TASK TO CARRY OUT
Scan the data for lines with "drawn" and report the count by itself.

******************************

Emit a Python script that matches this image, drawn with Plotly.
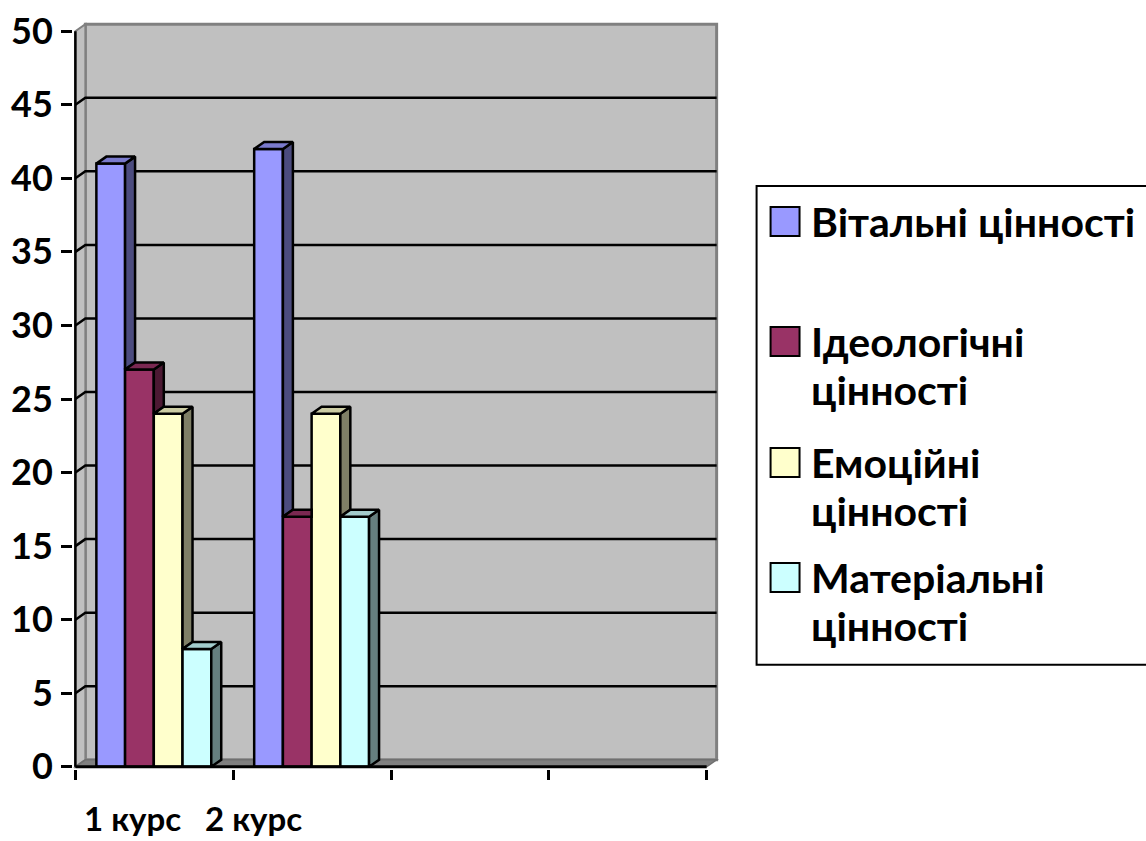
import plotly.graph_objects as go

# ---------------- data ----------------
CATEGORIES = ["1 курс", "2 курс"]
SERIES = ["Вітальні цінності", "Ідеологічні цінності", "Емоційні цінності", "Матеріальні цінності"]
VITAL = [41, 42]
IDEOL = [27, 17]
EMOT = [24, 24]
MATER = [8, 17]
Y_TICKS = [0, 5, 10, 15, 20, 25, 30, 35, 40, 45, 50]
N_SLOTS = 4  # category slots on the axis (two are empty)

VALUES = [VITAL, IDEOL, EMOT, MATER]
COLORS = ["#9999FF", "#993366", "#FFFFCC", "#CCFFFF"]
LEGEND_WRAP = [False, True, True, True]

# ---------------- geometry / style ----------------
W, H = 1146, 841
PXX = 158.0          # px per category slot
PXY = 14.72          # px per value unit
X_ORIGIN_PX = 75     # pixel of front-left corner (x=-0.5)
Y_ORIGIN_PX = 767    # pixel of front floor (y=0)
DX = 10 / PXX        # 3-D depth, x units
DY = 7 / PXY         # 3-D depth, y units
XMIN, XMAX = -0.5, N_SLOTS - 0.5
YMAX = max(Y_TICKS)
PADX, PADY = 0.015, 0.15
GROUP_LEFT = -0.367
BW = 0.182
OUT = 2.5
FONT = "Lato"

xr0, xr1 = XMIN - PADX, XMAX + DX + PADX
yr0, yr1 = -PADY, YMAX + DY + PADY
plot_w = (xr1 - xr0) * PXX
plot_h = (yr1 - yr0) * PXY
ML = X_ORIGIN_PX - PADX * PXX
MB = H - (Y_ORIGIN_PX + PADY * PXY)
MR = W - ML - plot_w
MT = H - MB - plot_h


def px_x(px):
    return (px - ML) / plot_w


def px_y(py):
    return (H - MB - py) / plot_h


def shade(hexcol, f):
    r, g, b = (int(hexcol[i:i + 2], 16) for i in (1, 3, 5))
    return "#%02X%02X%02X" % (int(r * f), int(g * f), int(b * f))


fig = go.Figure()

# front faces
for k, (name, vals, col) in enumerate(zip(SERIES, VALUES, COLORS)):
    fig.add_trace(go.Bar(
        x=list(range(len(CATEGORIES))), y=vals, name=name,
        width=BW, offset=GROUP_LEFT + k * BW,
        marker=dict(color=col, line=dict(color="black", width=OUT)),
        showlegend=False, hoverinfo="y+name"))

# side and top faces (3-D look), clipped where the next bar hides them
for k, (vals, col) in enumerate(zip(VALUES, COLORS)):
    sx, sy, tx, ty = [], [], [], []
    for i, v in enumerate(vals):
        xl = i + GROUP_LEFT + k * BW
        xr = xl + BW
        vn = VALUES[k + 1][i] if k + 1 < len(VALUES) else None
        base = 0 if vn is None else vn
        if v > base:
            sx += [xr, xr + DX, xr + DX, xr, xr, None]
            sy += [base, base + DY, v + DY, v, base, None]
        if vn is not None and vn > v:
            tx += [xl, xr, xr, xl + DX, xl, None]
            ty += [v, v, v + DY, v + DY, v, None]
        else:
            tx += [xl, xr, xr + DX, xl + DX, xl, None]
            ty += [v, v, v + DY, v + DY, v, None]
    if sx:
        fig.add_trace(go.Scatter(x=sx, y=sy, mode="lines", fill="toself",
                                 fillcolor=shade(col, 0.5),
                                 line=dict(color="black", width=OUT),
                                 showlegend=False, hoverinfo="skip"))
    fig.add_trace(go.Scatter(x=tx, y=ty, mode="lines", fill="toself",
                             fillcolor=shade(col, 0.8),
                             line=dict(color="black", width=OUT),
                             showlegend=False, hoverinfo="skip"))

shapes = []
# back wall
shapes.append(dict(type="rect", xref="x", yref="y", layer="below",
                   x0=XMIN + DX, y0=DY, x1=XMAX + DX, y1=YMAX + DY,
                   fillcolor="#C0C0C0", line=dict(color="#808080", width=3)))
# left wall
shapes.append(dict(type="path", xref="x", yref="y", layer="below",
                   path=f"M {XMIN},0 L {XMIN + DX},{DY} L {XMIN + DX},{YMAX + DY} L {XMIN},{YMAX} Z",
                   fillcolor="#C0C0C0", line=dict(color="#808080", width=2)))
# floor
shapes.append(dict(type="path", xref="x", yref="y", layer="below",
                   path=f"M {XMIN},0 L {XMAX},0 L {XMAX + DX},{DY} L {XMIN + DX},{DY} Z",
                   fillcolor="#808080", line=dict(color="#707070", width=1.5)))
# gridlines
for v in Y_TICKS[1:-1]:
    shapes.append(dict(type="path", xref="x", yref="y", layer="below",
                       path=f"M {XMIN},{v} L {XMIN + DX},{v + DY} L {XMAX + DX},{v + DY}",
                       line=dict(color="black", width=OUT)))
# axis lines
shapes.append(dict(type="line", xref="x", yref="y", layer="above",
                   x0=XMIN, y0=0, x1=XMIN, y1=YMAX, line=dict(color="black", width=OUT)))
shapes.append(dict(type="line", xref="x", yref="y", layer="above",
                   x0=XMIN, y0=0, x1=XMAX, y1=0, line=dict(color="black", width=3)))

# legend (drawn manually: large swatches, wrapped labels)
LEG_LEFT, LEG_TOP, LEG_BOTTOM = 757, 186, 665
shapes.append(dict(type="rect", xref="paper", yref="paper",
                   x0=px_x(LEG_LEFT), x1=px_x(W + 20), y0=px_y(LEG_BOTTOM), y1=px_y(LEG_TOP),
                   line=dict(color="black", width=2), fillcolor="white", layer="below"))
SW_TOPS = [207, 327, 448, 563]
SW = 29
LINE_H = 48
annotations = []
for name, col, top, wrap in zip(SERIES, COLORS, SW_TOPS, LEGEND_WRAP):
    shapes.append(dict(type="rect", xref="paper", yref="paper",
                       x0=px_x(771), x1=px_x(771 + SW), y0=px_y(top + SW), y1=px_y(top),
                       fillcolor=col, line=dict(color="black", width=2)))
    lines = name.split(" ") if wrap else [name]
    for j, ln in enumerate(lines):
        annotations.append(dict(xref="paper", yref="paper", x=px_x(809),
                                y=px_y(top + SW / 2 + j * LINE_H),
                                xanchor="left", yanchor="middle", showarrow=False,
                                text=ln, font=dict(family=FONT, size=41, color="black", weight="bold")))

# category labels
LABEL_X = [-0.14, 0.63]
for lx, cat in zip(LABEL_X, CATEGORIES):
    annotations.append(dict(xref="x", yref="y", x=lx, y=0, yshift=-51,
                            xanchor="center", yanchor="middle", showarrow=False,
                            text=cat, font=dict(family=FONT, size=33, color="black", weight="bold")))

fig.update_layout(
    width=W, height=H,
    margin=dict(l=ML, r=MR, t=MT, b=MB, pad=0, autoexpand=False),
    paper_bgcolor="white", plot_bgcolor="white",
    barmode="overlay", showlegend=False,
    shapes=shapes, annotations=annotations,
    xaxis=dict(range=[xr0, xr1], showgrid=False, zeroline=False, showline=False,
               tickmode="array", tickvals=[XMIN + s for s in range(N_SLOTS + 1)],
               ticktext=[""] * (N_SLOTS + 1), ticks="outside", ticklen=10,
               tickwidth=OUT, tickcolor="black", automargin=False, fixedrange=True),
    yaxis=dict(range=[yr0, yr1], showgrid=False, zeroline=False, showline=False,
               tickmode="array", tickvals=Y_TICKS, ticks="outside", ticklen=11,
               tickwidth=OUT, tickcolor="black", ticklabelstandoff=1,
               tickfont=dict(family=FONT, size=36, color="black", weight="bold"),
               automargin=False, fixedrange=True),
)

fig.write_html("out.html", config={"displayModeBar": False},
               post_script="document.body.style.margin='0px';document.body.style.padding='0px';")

******************************

COMPLETE RESPONSE
2